Jean-Marc Quaranta

Jean-Marc Quaranta est maître de conférences en littérature française et création littéraire à l’université d’Aix-Marseille, responsable du diplôme universitaire Formateur en atelier d’écriture ainsi que du master de lettres. Il est membre du Centre interdisciplinaire d’étude des littératures d’Aix-Marseille (Cielam) et de l’Institut créativité et innovation d’Aix-Marseille (Inciam) et chercheur associé à l’Institut des textes et manuscrits modernes (ITEM-CNRS).

Son travail porte sur l’étude des brouillons et des processus d’écriture et sur l’enseignement de la création littéraire. Il développe une démarche de diffusion des connaissances littéraires par des formes originales.

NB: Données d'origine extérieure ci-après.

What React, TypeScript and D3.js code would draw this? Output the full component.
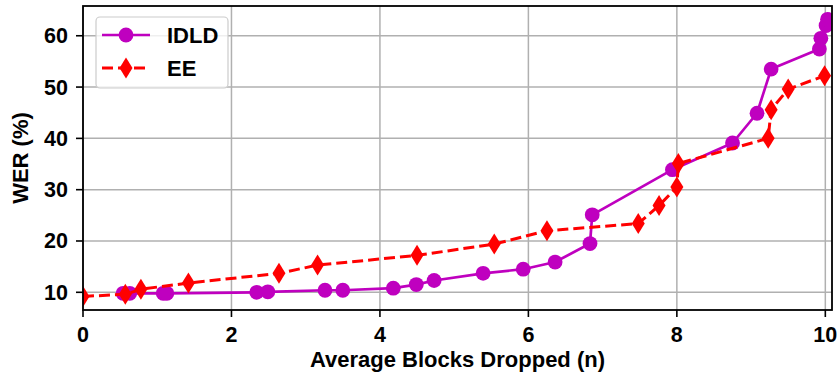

Mon expérience du confinement

« Le confinement m’est d’abord apparu sous les espèces de la fiction et de la poésie.
La fiction car nous étions passés de l’autre côté du miroir et c’était incroyable. Les rues vides, les gens rares, l’espace restreint, les rayons pris d’assaut, l’exode, l’état en déshérence, les faux airs de dystopie.
La poésie car nous allions pendant plusieurs semaines faire un usage inhabituel de nos vies, de notre temps, du monde, comme on fait en poésie un usage inhabituel du langage de tous les jours. Les gens étaient invités à se replier sur eux-mêmes, sur leur noyau familial ou leur solitude.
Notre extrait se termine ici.